Interesting, I’ve eaten more porridge during these shelter-in times than anytime before. I like porridge – but with milk and sugar. I surprise others when I mention my own version of porridge. During the start of the stay-at-home order, when stores were emptied due to widespread anxiety, I heard many complain about not finding rice on the store shelves, a big problem for rice-eating folks. Well, porridge is one way of extending the supply of rice in the home. It works well for me. But again, it works well for me with my own sweet version of porridge.

A pastime that I find myself often indulging in is gazing out my large window over the patio glass doors fronting my living room. I find it very interesting watching activity outside. At the start of the shelter-in, there hardly were cars passing on the street, and hardly anyone walking outside. The lane in front of my place is a very scenic and tree-shaded short route to a popular Philz coffee shop. Usually, scores of pedestrians hurry by to beat the long queue of folks eager for their coffee fix. Toward mid-point of the shelter-in-place, more of these pedestrians passed by, most of them observing the 6-ft. distance guideline, and most, wearing face masks. Many bicyclists rode by, around half, adults with children on the side or lagging behind. The street was almost empty, but for rare and occasional cars that drove by.

Now, after almost five weeks of shelter-in, I see a few more cars driving by, and the walkers, much, much more. This time, around half observe the social distancing, while others walk side by side, but many wearing face masks. My favorite sight is of a man with a large bulldog on a leash. The dog is wearing a thick face mask, but the dog owner himself is without one. The pet animal must be more precious. I also spot more senior couples passing by. A pair has caught my attention, grey-haired husband and wife, likely in their 80’s, with the woman inching ahead of a stooped man trying to keep up with his wife. And both stop to rest every few feet or so. or to check each other, gaze at each other’s face and reach out to hold each other’s hand. A very moving picture of love in the outdoors.

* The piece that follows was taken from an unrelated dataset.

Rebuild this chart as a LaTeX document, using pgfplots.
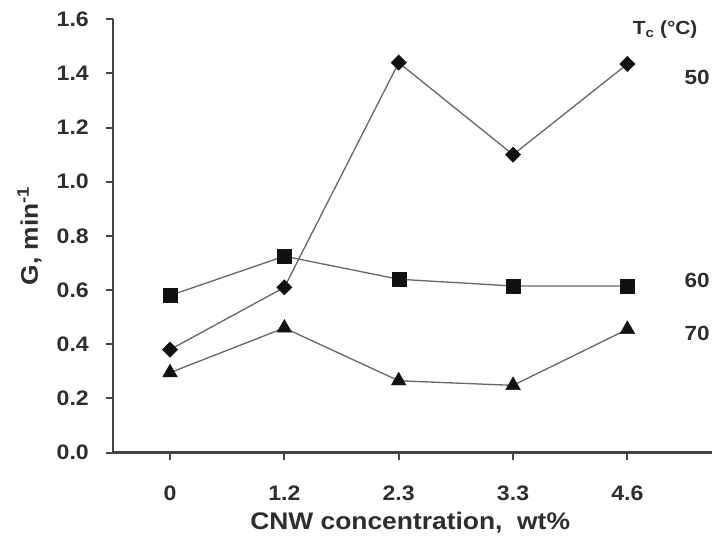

Because cars are still rare or few on the street, many walkers walk and cyclists ride in the middle of the road. This time, many families with little children, all on bicycles, leisurely ride, and some Dads or Moms with toddlers seated behind them on their bikes. Grandparents pushing strollers amble by. There seems to be a modest flurry of activity outside. I guess, the outdoors with the blue skies and bright sunshine are far more tempting after weeks of confinement. However, the social distancing guideline is generally followed, I observe.

As for me, I still choose to stay in. And I continue to enjoy the outdoors by gazing out my window — and watch life stream by on the street outside my home.

While writing this blog, I’m listening to classical music on my favorite public TV station, Channel 32, where the programs alternate between world news, NASA space updates and features, the Korean KPop and classical music. The music is my favorite, a delightful mix of the old and contemporary, including excerpts of operas, concerts and Broadway musicals.

With music, I generously allow myself to stay afloat in a euphoric spell, almost like a spiritual experience. This very moment, I am afloat intensely enjoying an exuberant piano performance of Frederic Chopin’s Polonaise — this, after Brahms’ Hungarian Rhapsody and Bryn Terfel’s bass baritone interpretation of “If ever I would leave you” and “How to handle a woman”, both from Camelot. I don’t mind spending my shelter-in this way. Music is panacea and a gift, a joy and a blessing that I wholeheartedly embrace, especially in these anxious times.